Do leadership retreats actually work? The honest answer.
A leadership retreat works when it is built around a specific outcome and reinforced after everyone goes home. Most aren't, so most don't. The experience peaks on the last night and is gone by the following Friday.
That's the uncomfortable truth after 25 years of running them. The difference between a retreat that changes a team and one that's merely a nice trip isn't the location, the catering, or the ropes course. It's whether anyone designed the thing to produce a result — and whether anyone did the unglamorous work of making the result stick.
Why most corporate retreats fail
The failure is almost always the same, and it has nothing to do with effort. A team goes somewhere beautiful, has real conversations, feels genuinely closer, and flies home inspired. Then that inspiration meets the same inbox, the same standing meetings, and the same pressures that created the dysfunction in the first place. Within days, the old patterns reassert themselves. The retreat becomes a fond memory instead of a turning point.

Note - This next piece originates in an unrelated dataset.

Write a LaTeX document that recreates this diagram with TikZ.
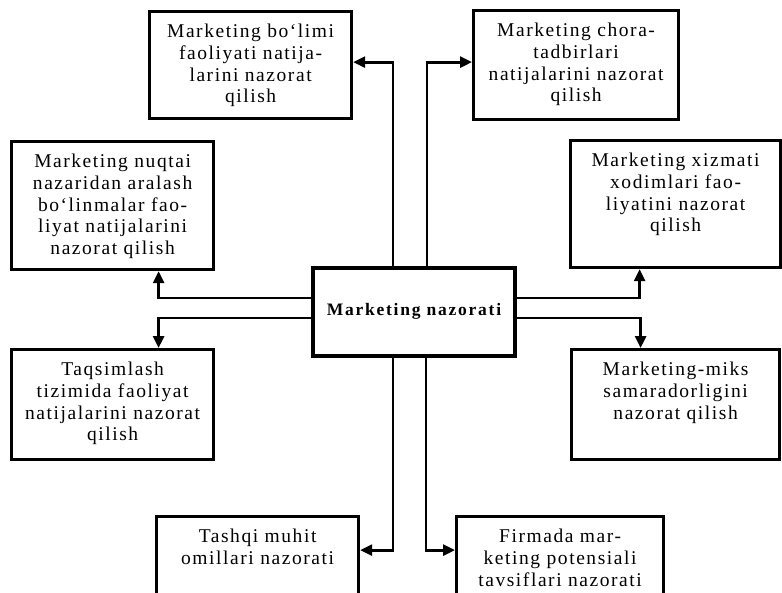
\documentclass[tikz,border=0pt]{standalone}
\usepackage{fontspec}
\setmainfont{Liberation Serif}
\newfontfamily\blokfont[LetterSpace=8]{Liberation Serif}
\newfontfamily\markazfont[LetterSpace=10]{Liberation Serif}
\usetikzlibrary{arrows.meta}
\newcommand{\matn}[3]{\parbox[c][#2][t]{#1}{\blokfont\fontsize{19.5pt}{21.7pt}\selectfont
  \centering\rule{0pt}{26pt}#3}}

\begin{document}
\begin{tikzpicture}[x=1pt,y=-1pt,
  blok/.style={draw,line width=3.2pt,inner sep=0pt,anchor=north west},
  strelka/.style={line width=2.8pt,-{Triangle[length=12pt,width=11pt]}}]
   \useasboundingbox (0,0) rectangle (782,592);
   % markaz
   \node[blok,anchor=center,minimum width=202pt,minimum height=88pt,
     font={\markazfont\bfseries\fontsize{17.5pt}{20pt}\selectfont}] (nazorat) at (414,312)
     {\raisebox{5pt}{Marketing nazorati}};
   % yuqori
   \node[blok] (bolimi) at (148,10)
     {\matn{202pt}{107pt}{Marketing bo‘limi\\faoliyati natija-\\larini nazorat\\qilish}};
   \node[blok] (chora) at (472,9)
     {\matn{205pt}{109pt}{Marketing chora-\\tadbirlari\\natijalarini nazorat\\qilish}};
   % chap
   \node[blok] (nuqtai) at (10,140)
     {\matn{202pt}{128pt}{Marketing nuqtai\\nazaridan aralash\\bo‘linmalar fao-\\liyat natijalarini\\nazorat qilish}};
   \node[blok] (taqsim) at (10,348)
     {\matn{202pt}{110pt}{Taqsimlash\\tizimida faoliyat\\natijalarini nazorat\\qilish}};
   % o'ng
   \node[blok] (xizmat) at (569,139)
     {\matn{210pt}{127pt}{Marketing xizmati\\xodimlari fao-\\liyatini nazorat\\qilish}};
   \node[blok] (miks) at (570,348)
     {\matn{208pt}{110pt}{Marketing-miks\\samaradorligini\\nazorat qilish}};
   % pastki
   \node[blok] (tashqi) at (155,515)
     {\matn{202pt}{79pt}{Tashqi muhit\\omillari nazorati}};
   \node[blok] (firma) at (455,515)
     {\matn{207pt}{79pt}{Firmada mar-\\keting potensiali\\tavsiflari nazorati}};
   % strelkalar
   \draw[strelka] ([xshift=-21pt]nazorat.north) |- ([yshift=3pt]bolimi.east);
   \draw[strelka] ([xshift=13pt]nazorat.north) |- ([yshift=3pt]chora.west);
   \draw[strelka] ([yshift=14pt]nazorat.west) -| ([xshift=46pt]nuqtai.south);
   \draw[strelka] ([yshift=-6pt]nazorat.west) -| ([xshift=46pt]taqsim.north);
   \draw[strelka] ([yshift=14pt]nazorat.east) -| ([xshift=-36pt]xizmat.south);
   \draw[strelka] ([yshift=-6pt]nazorat.east) -| ([xshift=-35pt]miks.north);
   \draw[strelka] ([xshift=-21pt]nazorat.south) |- ([yshift=6pt]tashqi.east);
   \draw[strelka] ([xshift=12pt]nazorat.south) |- ([yshift=6pt]firma.west);
\end{tikzpicture}
\end{document}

The root cause is a category error: treating the retreat as the product. The event is not the product. Changed behavior is the product. The retreat is just the most concentrated, high-leverage moment in a longer process — and if it's the only moment, it almost never holds.

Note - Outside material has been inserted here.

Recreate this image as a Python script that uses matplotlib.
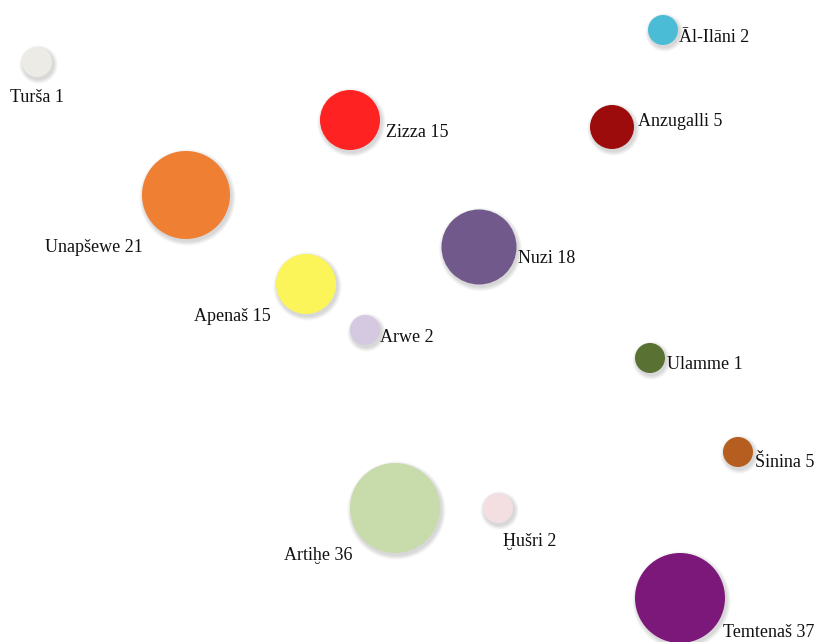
import numpy as np
import matplotlib
matplotlib.use("Agg")
import matplotlib.pyplot as plt
from matplotlib.patches import Circle

# data
names = ["Turša", "Āl-Ilāni", "Zizza", "Anzugalli", "Unapšewe", "Nuzi", "Apenaš",
         "Arwe", "Ulamme", "Šinina", "Artiḫe", "Ḫušri", "Temtenaš"]
values = [1, 2, 15, 5, 21, 18, 15, 2, 1, 5, 36, 2, 37]
colors = ["#ecebe6", "#4bbcd6", "#ff2222", "#9c0c0c", "#ef7f32", "#715a8b", "#fbf55a",
          "#d4c9e0", "#5a7134", "#b55e1f", "#c8dbab", "#f3dfe2", "#7b1879"]

# layout (pixel space of the 816x642 canvas)
cx = [37, 663, 350, 612, 186, 479, 306, 365, 650, 738, 395, 498, 680]
cy = [62, 30, 120, 127, 195, 247, 284, 330, 358, 452, 508, 508, 598]
rad = [15, 15, 30, 22, 44, 37.5, 30, 15, 15, 15, 45, 15, 45]
lx = [10, 679, 386, 638, 143, 518, 271, 380, 667, 755, 353, 503, 723]
ly = [102, 42, 137, 126, 252, 263, 321, 342, 369, 467, 560, 546, 637]
ha = ["left", "left", "left", "left", "right", "left", "right",
      "left", "left", "left", "right", "left", "left"]

W, H = 816, 642
fig = plt.figure(figsize=(W / 100, H / 100), dpi=100)
ax = fig.add_axes([0, 0, 1, 1])
ax.set_xlim(0, W)
ax.set_ylim(H, 0)
ax.set_aspect("equal")
ax.axis("off")

for i in range(len(names)):
    # soft drop shadow
    for k in range(5):
        ax.add_patch(Circle((cx[i] + 1.5, cy[i] + 2.5), rad[i] + 0.5 + k * 0.9,
                            color="black", alpha=0.03, lw=0))
    ax.add_patch(Circle((cx[i], cy[i]), rad[i], color=colors[i], lw=0))
    ax.text(lx[i], ly[i], "{} {}".format(names[i], values[i]), ha=ha[i], va="baseline",
            fontsize=13, color="#111111", family=["Liberation Serif", "DejaVu Serif"])

fig.savefig("out.png", dpi=100, facecolor="white")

- 1.A defined outcome. One specific change in how the team leads — named before anything is booked.
- 2.A baseline. An honest read of where the team is today, so movement can actually be seen.
- 3.Genuine emotion. An environment that breaks the office pattern and gets people out of their armor.

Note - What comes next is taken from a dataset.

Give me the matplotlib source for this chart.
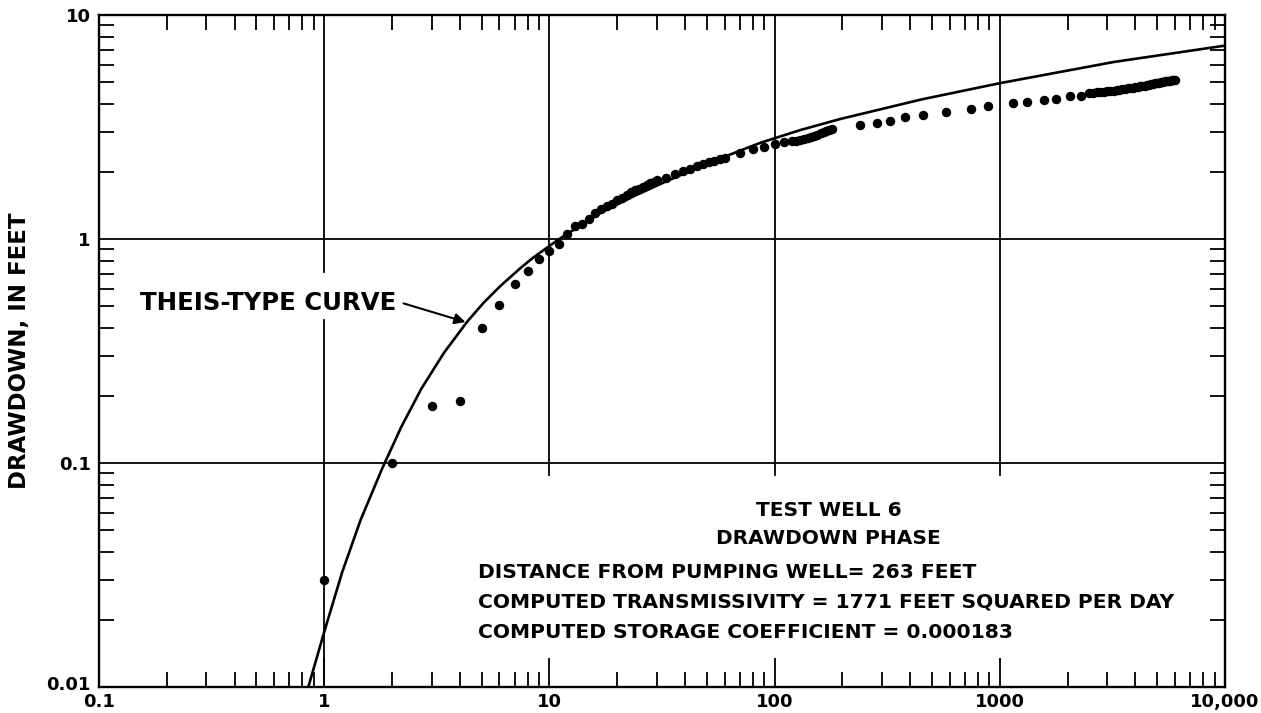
import matplotlib
matplotlib.use("Agg")
import matplotlib.pyplot as plt
from matplotlib.transforms import ScaledTranslation
from matplotlib.ticker import FixedLocator, FixedFormatter, LogLocator, NullFormatter

# observed drawdown, test well 6 (time in minutes, drawdown in feet)
obs_time = [1, 2, 3, 4, 5, 6, 7, 8, 9, 10, 11, 12, 13, 14, 15,
            16, 17, 18, 19, 20, 21, 22, 23, 24, 25, 26, 27, 28, 29, 30,
            33, 36, 39, 42, 45, 48, 51, 54, 57, 60, 70, 80, 90, 100, 110,
            120, 125, 130, 135, 140, 145, 150, 155, 160, 165, 170, 175, 180,
            240, 285, 325, 380, 455, 575, 745, 885, 1140, 1320, 1570, 1775,
            2050, 2290, 2490,
            2600, 2700, 2800, 2900, 3000, 3100, 3200, 3300, 3400, 3500,
            3600, 3700, 3800, 3900, 4000, 4100, 4200, 4300, 4400, 4500,
            4600, 4700, 4800, 4900, 5000, 5100, 5200, 5300, 5400, 5500,
            5600, 5700, 5800, 5900, 6000]
obs_drawdown = [0.03, 0.10, 0.18, 0.19, 0.40, 0.51, 0.63, 0.72, 0.81, 0.88,
                0.95, 1.05, 1.14, 1.17, 1.23,
                1.31, 1.36, 1.40, 1.44, 1.49, 1.53, 1.57, 1.62, 1.65, 1.68,
                1.71, 1.74, 1.77, 1.80, 1.83,
                1.88, 1.95, 2.01, 2.06, 2.11, 2.16, 2.20, 2.24, 2.27, 2.30,
                2.42, 2.52, 2.58, 2.66, 2.70,
                2.73, 2.75, 2.78, 2.80, 2.83, 2.86, 2.89, 2.92, 2.96, 2.99,
                3.02, 3.06, 3.10,
                3.23, 3.30, 3.37, 3.51, 3.58, 3.69, 3.80, 3.92, 4.05, 4.08,
                4.18, 4.22, 4.35, 4.35, 4.49,
                4.50, 4.52, 4.54, 4.55, 4.56, 4.57, 4.59, 4.61, 4.63, 4.65,
                4.67, 4.70, 4.72, 4.74, 4.76, 4.78, 4.80, 4.82, 4.84, 4.86,
                4.88, 4.90, 4.92, 4.95, 4.97, 4.99, 5.01, 5.03, 5.05, 5.07,
                5.08, 5.10, 5.11, 5.12, 5.13]

# Theis-type curve
curve_time = [0.85, 1.0, 1.2, 1.45, 1.81, 2.2, 2.7, 3.4, 4.31, 5.11, 6.06,
              7.43, 8.49, 11.0, 16.9, 24, 33.4, 55, 86.7, 130, 196, 450,
              1009, 3210, 10000]
curve_drawdown = [0.010, 0.0176, 0.0324, 0.0556, 0.0946, 0.145, 0.2145,
                  0.310, 0.427, 0.520, 0.617, 0.741, 0.827, 0.997, 1.31,
                  1.562, 1.818, 2.254, 2.69, 3.064, 3.435, 4.20, 4.97, 6.17,
                  7.30]

x_ticks = [0.1, 1, 10, 100, 1000, 10000]
x_labels = ["0.1", "1", "10", "100", "1000", "10,000"]
y_ticks = [0.01, 0.1, 1, 10]
y_labels = ["0.01", "0.1", "1", "10"]

info_lines = ["DISTANCE FROM PUMPING WELL= 263 FEET",
              "COMPUTED TRANSMISSIVITY = 1771 FEET SQUARED PER DAY",
              "COMPUTED STORAGE COEFFICIENT = 0.000183"]

plt.rcParams["font.family"] = ["DejaVu Sans"]
plt.rcParams["font.weight"] = "bold"

fig = plt.figure(figsize=(12.61, 7.13), dpi=100)
ax = fig.add_axes([99 / 1261, 26 / 713, 1126 / 1261, 672 / 713])
ax.set_xscale("log")
ax.set_yscale("log")
ax.set_xlim(0.1, 10000)
ax.set_ylim(0.01, 10)

for sp in ax.spines.values():
    sp.set_linewidth(1.7)

ax.xaxis.set_major_locator(FixedLocator(x_ticks))
ax.xaxis.set_major_formatter(FixedFormatter(x_labels))
ax.yaxis.set_major_locator(FixedLocator(y_ticks))
ax.yaxis.set_major_formatter(FixedFormatter(y_labels))
ax.xaxis.set_minor_locator(LogLocator(base=10, subs=range(2, 10)))
ax.yaxis.set_minor_locator(LogLocator(base=10, subs=range(2, 10)))
ax.xaxis.set_minor_formatter(NullFormatter())
ax.yaxis.set_minor_formatter(NullFormatter())

ax.tick_params(which="minor", direction="in", length=11, width=1.3,
               top=True, right=True, bottom=True, left=True)
ax.tick_params(axis="x", which="major", direction="in", length=21, width=1.3,
               top=False, pad=4, labelsize=13)
ax.tick_params(axis="y", which="major", direction="in", length=0,
               right=False, pad=6, labelsize=13)

# lift the bottom y label a little so it clears the "0.1" below it
lbl = ax.get_yticklabels()[0]
lbl.set_transform(lbl.get_transform() +
                  ScaledTranslation(0, 4 / 100, fig.dpi_scale_trans))

# grid lines, broken where the labels sit
gl = dict(color="black", lw=1.3, zorder=1)
ax.plot([1, 1], [0.01, 0.435], **gl)
ax.plot([1, 1], [0.713, 10], **gl)
for xv in [10, 100, 1000]:
    ax.plot([xv, xv], [0.088, 10], **gl)
for yv in [0.1, 1]:
    ax.axhline(yv, **gl)

ax.plot(curve_time, curve_drawdown, color="black", lw=1.9, zorder=3)
ax.plot(obs_time, obs_drawdown, "o", color="black", ms=5.8, zorder=4)

ax.text(0.152, 0.52, "THEIS-TYPE CURVE", fontsize=17.6, ha="left", va="center")
ax.annotate("", xy=(4.24, 0.426), xytext=(2.25, 0.516),
            arrowprops=dict(arrowstyle="-|>", color="black", lw=1.5,
                            mutation_scale=16, shrinkA=0, shrinkB=0))

ax.text(174, 0.0616, "TEST WELL 6", fontsize=14.5, ha="center", va="center")
ax.text(174, 0.0462, "DRAWDOWN PHASE", fontsize=14.5, ha="center", va="center")
for line, yv in zip(info_lines, [0.0326, 0.0240, 0.0176]):
    ax.text(4.8, yv, line, fontsize=14.6, ha="left", va="center")

fig.text(20 / 1261, 362 / 713, "DRAWDOWN, IN FEET", rotation=90,
         fontsize=16.5, ha="center", va="center")

fig.savefig("out.png", dpi=100)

- 4.30 days of reinforcement. Structured follow-up that turns a peak moment into a new normal.
Emotion is motion
People don't change because they received new information. They change because they felt something strongly enough to act differently. This is why environment matters — not for the photographs, but for the feeling. A team that expects a five-star resort and instead spends two nights in a remote lodge with shared bathrooms and cots has already shifted before a single session begins. The discomfort is the point. It creates emotion, and emotion is motion.
Sometimes the right move is the opposite — genuine luxury, beauty, and space to think, because that's what unlocks a particular team. The environment is a tool, not a reward. The only question that matters is: what does this team need to feel in order to move?
How to measure whether it worked
You don't have to take a retreat on faith. Define three to five specific behaviors you want to change, take an honest baseline before the retreat, and re-measure 30 days later — once the team is back under real pressure and the inspiration has worn off. That 30-day mark is where truth lives. One executive team measured a 209% gain in team mindset score a full month after their retreat, precisely because the work didn't end when the retreat did.
- Booked around a destination
- Agenda of activities
- Success = "everyone had a great time"
- Ends when the plane lands
- No way to know if anything changed
- Built around one outcome
- Format chosen to serve that outcome
- Success = measured behavior change
- Reinforced for 30 days after
- Movement against a baseline you can see
So — do they work?
Yes, when they're built to. The retreat isn't the finish line; it's the ignition. Design it around a real outcome, choose a format that creates the right emotion, and reinforce it for a month afterward, and a leadership retreat becomes one of the highest-leverage investments a team can make. Skip those, and you've bought an expensive memory.